Wednesday, July 3, 2013

Freedom from Hashtags

I’m not going to lie to you. I don’t #understand #Twitter.

I understand Facebook. It makes sense to me. See what your friends are up to by reading their posts and looking at their pictures. Visit links to videos or articles that they recommend.

Here’s a typical Facebook post:
Text reading “Today at the beach,” under which are pictures of their day at the beach. Simple.

What #doesntmakesense to me is #Twitter. #Whatisup with the #weirdlooking #URL links? I am #afraidtoclick on anything that looks like “de/6ghrt.fde.” How am I supposed to #knowwherethatgoes?

Here’s an actual #Twitter #tweet that showed up for me:
#airing Peter Gabriel - Big Time (via @brystelmy)

Huh? I think someone likes a #song, or is playing a #song right now. I think. Maybe.

And #whatisup with the #hashtags? I understand that they were originally meant to mark a word for searching, and they are still used for that. If I search for a specific term, any tweet with that term hashtaged will show up in my search. So you are hashtagging things to get other people to find your tweets. What I don’t understand is why you are hoping that a complete stranger will read that you loved the #waffles you just ate, and that they were #soyummy. Are you secretly hoping that all the people on Twitter who like #waffles will get together and form a #welovewafflesgroup?

The whole thing seems completely random to me. For instance, Twitter just suggested that I check out #biosnackysprouts. I don’t know what that means, and I am ultimately sure that I never expressed any interest in it, whatever it may be.

It wouldn't be so bad if people were just hashtagging single terms as a search tool like it was intended, but now they are inserting the punch line to their witty posts in a hashtagged, no-space word string, so I have to try and figure out what #idontlikespiders or #ilovesundayfunday means.

To make matters worse, I’m now seeing hashtags on Instagram photos.
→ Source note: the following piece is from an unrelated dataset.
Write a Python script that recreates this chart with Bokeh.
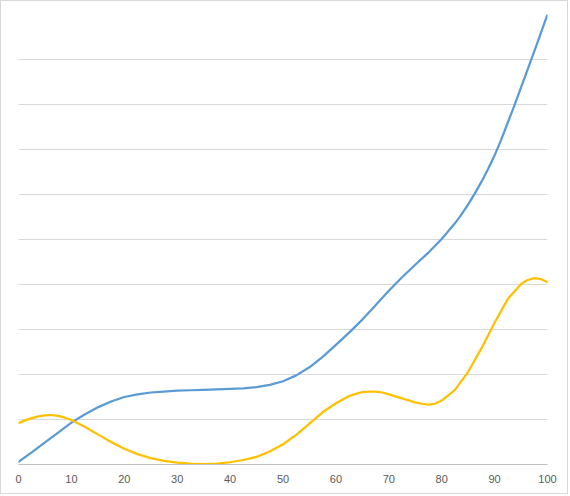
from bokeh.plotting import figure
from bokeh.models import Range1d, FixedTicker
from bokeh.embed import file_html
from bokeh.resources import INLINE

# Tick positions / labels
x_ticks = [0, 10, 20, 30, 40, 50, 60, 70, 80, 90, 100]
x_tick_labels = ["0", "10", "20", "30", "40", "50", "60", "70", "80", "90", "100"]
y_grid = [0, 1, 2, 3, 4, 5, 6, 7, 8, 9, 10]

# Blue series
blue_x = [0, 2.5, 5, 7.5, 10, 12.5, 15, 17.5, 20, 22.5, 25, 27.5, 30, 32.5, 35, 37.5, 40,
          42.5, 45, 47.5, 50, 52.5, 55, 57.5, 60, 62.5, 65, 67.5, 70, 72.5, 75, 77.5, 80,
          82.5, 83.75, 85, 86.25, 87.5, 88.75, 90, 91.25, 92.5, 93.75, 95, 96.25, 97.5,
          98.75, 100]
blue_y = [0.06, 0.27, 0.49, 0.71, 0.93, 1.11, 1.27, 1.40, 1.50, 1.56, 1.60, 1.62, 1.64,
          1.65, 1.66, 1.67, 1.68, 1.69, 1.72, 1.77, 1.85, 1.98, 2.16, 2.39, 2.66, 2.93,
          3.22, 3.54, 3.86, 4.16, 4.44, 4.71, 5.01, 5.36, 5.56, 5.78, 6.02, 6.28, 6.56,
          6.87, 7.22, 7.60, 7.98, 8.38, 8.78, 9.18, 9.59, 10.0]

# Gold series
gold_x = [0, 1.25, 2.5, 3.75, 5, 6.25, 7.5, 8.75, 10, 12.5, 15, 17.5, 20, 22.5, 25, 27.5,
          30, 32.5, 35, 37.5, 40, 42.5, 45, 47.5, 50, 52.5, 55, 57.5, 60, 62.5, 63.75, 65,
          66.25, 67.5, 68.75, 70, 72.5, 75, 76.25, 77.5, 78.75, 80, 82.5, 85, 87.5, 90,
          92.5, 95, 96.25, 97.5, 98.75, 100]
gold_y = [0.92, 0.98, 1.03, 1.07, 1.09, 1.10, 1.08, 1.04, 0.99, 0.84, 0.67, 0.50, 0.35,
          0.23, 0.14, 0.08, 0.04, 0.02, 0.01, 0.02, 0.05, 0.10, 0.17, 0.29, 0.45, 0.66,
          0.91, 1.16, 1.36, 1.52, 1.57, 1.61, 1.62, 1.62, 1.60, 1.56, 1.47, 1.38, 1.35,
          1.33, 1.35, 1.42, 1.66, 2.06, 2.58, 3.15, 3.68, 4.01, 4.10, 4.14, 4.12, 4.05]

p = figure(width=568, height=494, output_backend="svg", toolbar_location=None,
           x_range=Range1d(0, 100), y_range=Range1d(0, 10),
           y_axis_location=None,
           min_border_left=17, min_border_right=22, min_border_top=13, min_border_bottom=31)

p.outline_line_color = None
p.background_fill_color = "white"
p.border_fill_color = "white"
p.styles = {"border": "1px solid #d9d9d9"}

p.xgrid.visible = False
p.ygrid.ticker = FixedTicker(ticks=y_grid)
p.ygrid.grid_line_color = "#d9d9d9"
p.ygrid.grid_line_width = 1

ax = p.xaxis[0]
ax.ticker = FixedTicker(ticks=x_ticks)
ax.major_label_overrides = {t: l for t, l in zip(x_ticks, x_tick_labels)}
ax.axis_line_color = "#bfbfbf"
ax.axis_line_width = 1
ax.major_tick_line_color = None
ax.minor_tick_line_color = None
ax.major_tick_out = 0
ax.major_tick_in = 0
ax.major_label_standoff = 10
ax.major_label_text_font = "Liberation Sans"
ax.major_label_text_font_size = "11px"
ax.major_label_text_color = "#595959"

p.line(blue_x, blue_y, line_color="#5B9BD5", line_width=2.25,
       line_join="round", line_cap="round")
p.line(gold_x, gold_y, line_color="#FFC000", line_width=2.25,
       line_join="round", line_cap="round")

open("out.html", "w").write(file_html(p, INLINE))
I’m not even 100% sure what Instagram is, but I do know it didn’t need hashtags. To make matters even worse, people are also starting to put them in their Facebook posts. Facebook has jumped on the hashtag search capability bandwagon, which I do not approve of one bit.

Hashtag if you must, but I still maintain that you just end up looking like a really bad speller.

So, #tomorrow on the #fourthofjuly #julyfourth #4th #4thofjuly #independenceday, when you #celebrate #celebratefreedom #celebrateyourfreedom, please take a moment to consider freeing yourself from hashtags.

It would really go a long way to making the world a better place.

Now, go #kissasoldier!

#Thanks! #Happyindependencedayeverybody!